Under this law, all firearms—including automatic weapons, semi-automatic assault weapons, and handguns—were prohibited from civilian possession. Civilians could only own .410 shotguns and .22 calibre rifles with a license. They also could only own ammunition for those types of firearms with a license; possession of any other type of ammunition, whether the person had a license or not, was illegal.

In the year 2000, House Floor Leader Oscar M. Babauta sponsored a bill that would amend the Weapons Control Act to allow the use of firearms on shooting resorts. Proponents of the bill stated that it would lure investors while detractors of the bill worried it would harm public safety. The House approved the bill on a narrow vote.

===Radich v. Deleon Guerrero===
In 2014, David J. Radich, a U.S. Navy Gulf War veteran, and his wife Li-Rong Radich sued James C. Deleon Guerrero, then the commissioner of the Department of Public Safety (DPS), for violating their right to keep and bear arms under the Second Amendment to the United States Constitution. The judge, Ramona V. Manglona, decided the case in favor of the Radiches on March 28, 2016, and decreed that the NMI ban on handguns and ammunition was unconstitutional. The ruling also overturned the ban on importation of handguns and handgun ammunition, the implicit ban on receiving a weapons identification card for self-defense purposes, and the ban on lawful permanent residents obtaining a weapons identification card.

The Parent Teacher Student Association (PTSA) of Tanapag Middle School attempted a motion to intervene on the case's ruling because they believed it would endanger students. Judge Manglona rejected the motion, stating that the older gun control laws had been repealed, thus rendering their motion moot. The Tanapag PTSA took its appeal to the United States Court of Appeals for the Ninth Circuit.

===Special Act for Firearms and Enforcement (SAFE)===
In response to the Radich decision, in early April, CNMI Governor Ralph Torres approved gun-control legislation which imposed a $1,000 excise tax on handguns and established certain gun-free zones on the islands. This legislation became known as the Special Act for Firearms and Enforcement, or SAFE Act, N.M.I. Pub. L. 19-42 (April 11, 2016).

=== Murphy v.

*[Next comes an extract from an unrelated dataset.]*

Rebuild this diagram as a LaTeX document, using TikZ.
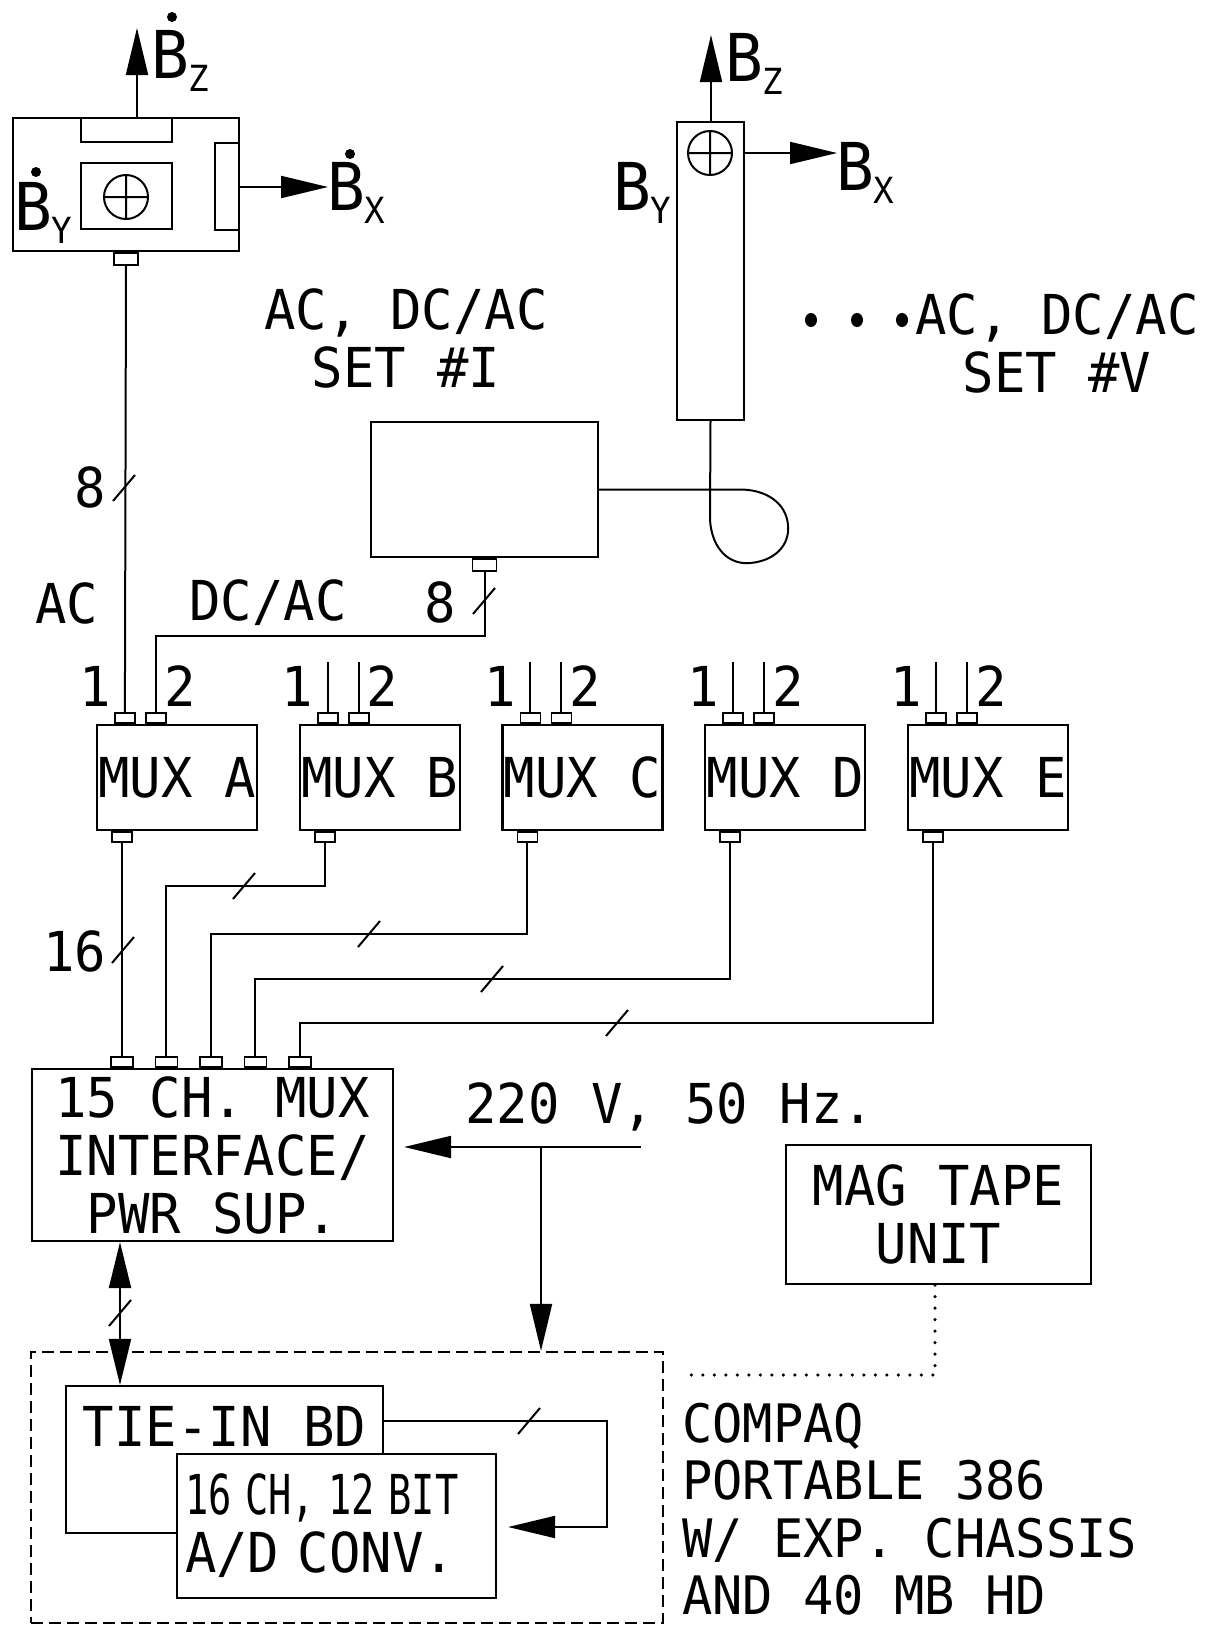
\documentclass[tikz,border=0pt]{standalone}
\usepackage{fontspec}
\usepackage{graphicx}
\usetikzlibrary{arrows.meta, positioning}
\newfontfamily\plotfont[FakeStretch=0.95]{DejaVu Sans Mono}
\tikzset{
	box/.style={
		rectangle,
		draw=black,
		line width=2.2pt,
		inner sep=0pt
	},
	port/.style={
		rectangle,
		draw=black,
		line width=1.8pt,
		minimum width=20pt,
		minimum height=10pt,
		inner sep=0pt
	},
	part/.style={
		line width=2.2pt
	},
	txt/.style={
		font=\plotfont\fontsize{55}{58}\selectfont,
		inner sep=0pt,
		align=center
	},
	blabel/.style={
		font=\plotfont\fontsize{66}{66}\selectfont,
		inner sep=0pt
	},
	wire/.style={
		line width=2pt
	},
	arrow/.style={
		wire,
		-{Triangle[length=47pt,width=22pt]}
	},
	darrow/.style={
		wire,
		{Triangle[length=46pt,width=22pt]}-{Triangle[length=46pt,width=22pt]}
	}
}
\newcommand{\bsub}[1]{\raisebox{-13pt}{\fontsize{36}{36}\selectfont #1}}
\newcommand{\busslash}[1]{\draw [wire] (#1) ++(-11,13) -- ++(22,-26);}

\begin{document}
\begin{tikzpicture}[x=1pt, y=-1pt]
	\useasboundingbox (0,0) rectangle (1215,1625);

	% sensor head, set I
	\node (headI)     [box, minimum width=226pt, minimum height=133pt] at (126,184.5) {};
	\node (headIport) [port, minimum width=24pt, minimum height=12pt, below=0pt of headI] {};
	\draw [part] (81,118) rectangle (172,142);
	\draw [part] (81,163) rectangle (172,229);
	\draw [part] (215,143) rectangle (239,230);
	\draw [wire] (126,197) circle (22pt) (104,197) -- (148,197) (126,175) -- (126,219);

	\coordinate (bzItip) at (137,28);
	\coordinate (bxItip) at (328,187);
	\draw [arrow] (headI.north -| bzItip) -- (bzItip);
	\draw [arrow] (headI.east |- bxItip) -- (bxItip);
	\node (bzI) [blabel, anchor=base west] at (151,78)  {B\bsub{Z}};
	\node (bxI) [blabel, anchor=base west] at (327,210) {B\bsub{X}};
	\node (byI) [blabel, anchor=base west] at (14,230)  {B\bsub{Y}};
	\fill (172,17) circle (5pt) (350,154) circle (5pt) (36,172) circle (5pt);

	% sensor head, set V
	\node (headV) [box, minimum width=67pt, minimum height=298pt] at (710.5,271) {};
	\draw [wire] (710,153) circle (22pt) (688,153) -- (732,153) (710,131) -- (710,175);
	\coordinate (bzVtip) at (711,35);
	\coordinate (bxVtip) at (837,153);
	\draw [arrow] (headV.north -| bzVtip) -- (bzVtip);
	\draw [arrow] (headV.east |- bxVtip) -- (bxVtip);
	\node (bzV) [blabel, anchor=base west] at (725,81)  {B\bsub{Z}};
	\node (bxV) [blabel, anchor=base west] at (836,190) {B\bsub{X}};
	\node (byV) [blabel, anchor=base west] at (613,210) {B\bsub{Y}};

	% set captions
	\node (setI) [txt, anchor=north] at (406,288)  {AC, DC/AC\\SET \#I};
	\node (setV) [txt, anchor=north] at (1057,293) {AC, DC/AC\\SET \#V};
	\foreach \x in {811,857,902}
		\fill (\x,320) ellipse (6pt and 7pt);

	% DC/AC electronics, set I
	\node (elecI)     [box, minimum width=227pt, minimum height=135pt] at (484.5,489.5) {};
	\node (elecIport) [port, minimum width=24pt, minimum height=12pt, below=0pt of elecI] {};
	\draw [wire] (headV.south) -- (710,520) .. controls (712,550) and (730,565) .. (750,563)
		.. controls (775,561) and (790,545) .. (788,525)
		.. controls (786,502) and (765,489.5) .. (740,489.5) -- (elecI.east);

	% multiplexers
	\foreach \l [count=\i from 0] in {A,B,C,D,E} {
		\node (mux\l)   [box, txt, minimum width=160pt, minimum height=105pt] at (177+202.75*\i,777.5) {MUX \l};
		\node (mux\l-1) [port, anchor=south] at ([xshift=29pt]mux\l.north west) {};
		\node (mux\l-2) [port, anchor=south] at ([xshift=60pt]mux\l.north west) {};
		\node (mux\l-o) [port, anchor=north] at ([xshift=26pt]mux\l.south west) {};
		\node [txt, above left=5pt and 14pt of mux\l-1.north]  {1};
		\node [txt, above right=5pt and 8pt of mux\l-2.north] {2};
	}
	\foreach \l in {B,C,D,E} {
		\draw [wire] (mux\l-1.north) -- ++(0,-50);
		\draw [wire] (mux\l-2.north) -- ++(0,-50);
	}

	% inputs of MUX A
	\coordinate (dcbend) at (0,636);
	\draw [wire] (headIport.south) -- (muxA-1.north);
	\draw [wire] (elecIport.south) -- (elecIport.south |- dcbend) -| (muxA-2.north);
	\busslash{124,488}
	\busslash{484,601}
	\node [txt] at (90,487)  {8};
	\node [txt] at (440,602) {8};
	\node [txt] at (67,603)  {AC};
	\node [txt] at (268,603) {DC/AC};

	% interface
	\node (iface) [box, txt, minimum width=361pt, minimum height=172pt] at (212.5,1155) {15 CH. MUX\\INTERFACE/\\PWR SUP.};
	\foreach \k [count=\j from 0] in {1,...,5}
		\node (iface-\k) [port, minimum width=22pt, anchor=south] at ([xshift={91pt+44.5pt*\j}]iface.north west) {};

	\draw [wire] (muxA-o.south) -- (iface-1.north);
	\foreach \l/\k/\y/\s in {B/2/886/244, C/3/934/369, D/4/979/492, E/5/1023/617} {
		\coordinate (bus\l) at (0,\y);
		\draw [wire] (mux\l-o.south) -- (mux\l-o.south |- bus\l) -| (iface-\k.north);
		\busslash{\s,\y}
	}
	\busslash{123,950}
	\node [txt] at (75,951) {16};

	% computer
	\node (compaq) [box, dash pattern=on 12pt off 6pt, minimum width=632pt, minimum height=271pt] at (347,1487.5) {};
	\node (tiein)  [box, minimum width=317pt, minimum height=147pt] at (224.5,1459.5) {};
	\node (tieinlabel) [txt, below=21pt of tiein.north] {TIE-IN BD};
	\node (adc) [box, txt, fill=white, text width=303pt, align=left, minimum width=319pt, minimum height=144pt] at (336.5,1526)
		{\scalebox{0.74}[1]{16 CH, 12 BIT}\\A/D CONV.};
	\node (compaqlabel) [txt, font=\plotfont\fontsize{53}{57.5}\selectfont, align=left, below right=52pt and 18pt of compaq.north east]
		{COMPAQ\\PORTABLE 386\\W/ EXP. CHASSIS\\AND 40 MB HD};

	\coordinate (tiebus) at (607,1421);
	\coordinate (adcin)  at (607,1527);
	\draw [arrow, shorten >=11pt] (tiein.east |- tiebus) -- (tiebus) -- (adcin) -- (adc.east |- adcin);
	\busslash{529,1421}

	\coordinate (linkx) at (120,0);
	\draw [darrow] (tiein.north -| linkx) -- (iface.south -| linkx);
	\busslash{120,1313}

	% power
	\node (mains) [txt, anchor=north west] at (465,1082) {220 V, 50 Hz.};
	\coordinate (pwr) at (641,1147);
	\coordinate (tap) at (541,1147);
	\draw [arrow, shorten >=10pt] (pwr) -- (iface.east |- pwr);
	\draw [arrow] (tap) -- (tap |- compaq.north);

	% tape unit
	\node (magtape) [box, txt, minimum width=305pt, minimum height=139pt] at (938.5,1214.5) {MAG TAPE\\UNIT};
	\coordinate (tapebend) at (935,1375);
	\draw [line width=3.5pt, dash pattern=on 0pt off 11.5pt, line cap=round]
		(magtape.south -| tapebend) -- (tapebend) -- ([xshift=16pt]compaq.east |- tapebend);

\end{tikzpicture}
\end{document}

Deleon Guerrero ===
In a lawsuit, U.S. Army veteran and teacher Paul Murphy challenged the constitutionality of the $1000 excise tax on handguns; the requirement that he obtain a license and register his weapons; the restrictions on how he may store his weapons at home; the ban on large capacity magazines; the ban on rifles in calibers above .223; the ban on "assault weapons"; and the ban on transporting operable firearms.

On September 28, 2016, Judge Manglona ruled the following provisions as unconstitutional:
- $1000 excise tax
- Registration requirement
- Ban on calibers above .223
- Assault weapons ban
- Transportation (and open carry) of operable firearms ban

The following provisions were upheld:
- Licensing requirements
- Firearms storage restrictions
- Large capacity magazines ban

These court rulings are reflected in SAFE II, N.M.I. Pub. L. 19-73 (December 1, 2016), the revised version of the SAFE Act. Open carry of a loaded handgun without a permit in public is allowed as long as areas such as gun free zones are not violated. Concealed carry is banned.

=== Handgun Prohibition Revival Act ===
Following the Radich decision, which invalidated the handgun ban, and Murphy decision, which invalidated additional restrictions, the CNMI legislature passed a symbolic law that expressed their disapproval of the Radich decision. Additionally, the law said that if the Radich decision were to be overturned or otherwise rendered unbinding, the handgun ban is to be reinstated automatically.